Apparatus Magazine published two of my poems in April, “Bargain Bin Blues” and “Jack and Me”.  Both poems really owe a lot to my life experiences, but both approach them from very different times in my life, and in different ways.

“Bargain Bin Blues” is all about the soundtrack of my college years in Lynchburg, Virginia. A lot of jam bands, Blues Traveler, Dave Matthews Band, and the campfires and freedoms of a person’s late teens and early twenties, where the rules are few, and so is the money. It doesn’t say in the poem, but the CD in question is the soundtrack for the film White Man’s Burden.

Where Bargain Bin riffs off of the musical soundtrack of my life, Jack and Me is all about the poetry that influenced me in the beginning, specifically that of the Beats. I was in love with Jack Kerouac in high school. Crazy dark-haired alcoholic mama’s boy is an acquired taste for some, but has been a type that has always gotten me into trouble. I blame Jack.

In Gerald Nicosia‘s critical biography Memory Babe, he relates a story about how Jack  at a young age would play a mental game with himself while riding in his father’s car, pretending to mow trees down, counting mailboxes, things like that.
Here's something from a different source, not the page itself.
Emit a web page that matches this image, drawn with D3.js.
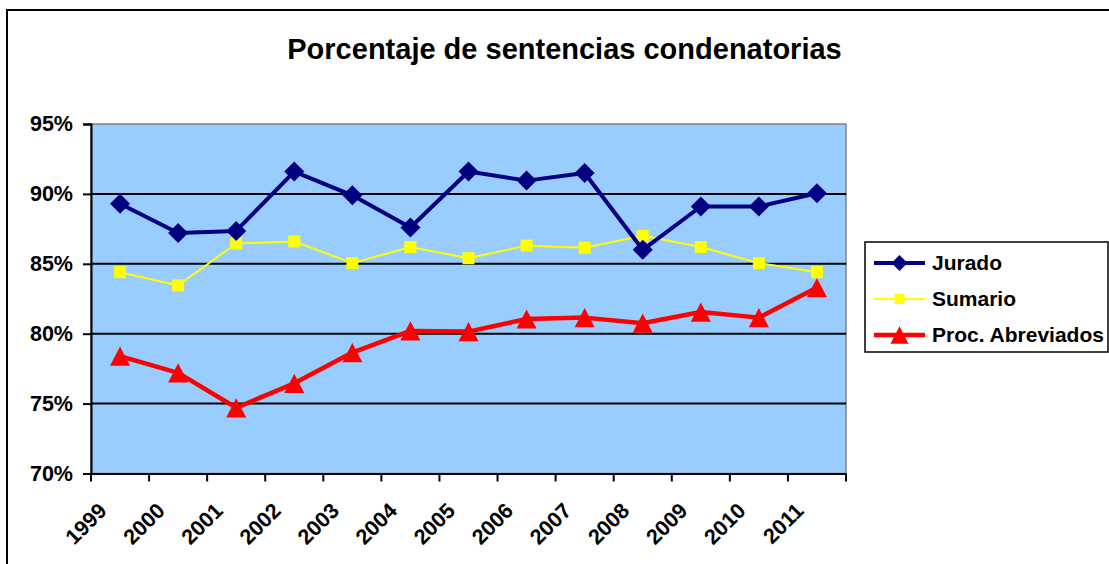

I would do the same thing. The character Galatea in On the Road was based on a woman named Helen. My Roman name in Latin class was Galatea. Freaky coincidences that don’t really mean much now, but to an easily swayed sixteen year old it was a sign from above, that I would be a writer. Not just a writer, but a Writer!!!!!

So, time changes everything. I got my dark-haired doe eyed drunk, and it was not a happy ending. Is it ever? I wrote a poem poking fun at myself a little, taking off the rosy glasses that romanticized the short life of a man who in the end was rather sad, and setting an expiration date for my life, many many years into the future. Stay tuned to see how that turns out.

Now it’s your turn. Has a childhood hero let you down? Have your ideals changed with time, wisdom, responsibilities and paychecks? Write about it, and let me know how it turns out.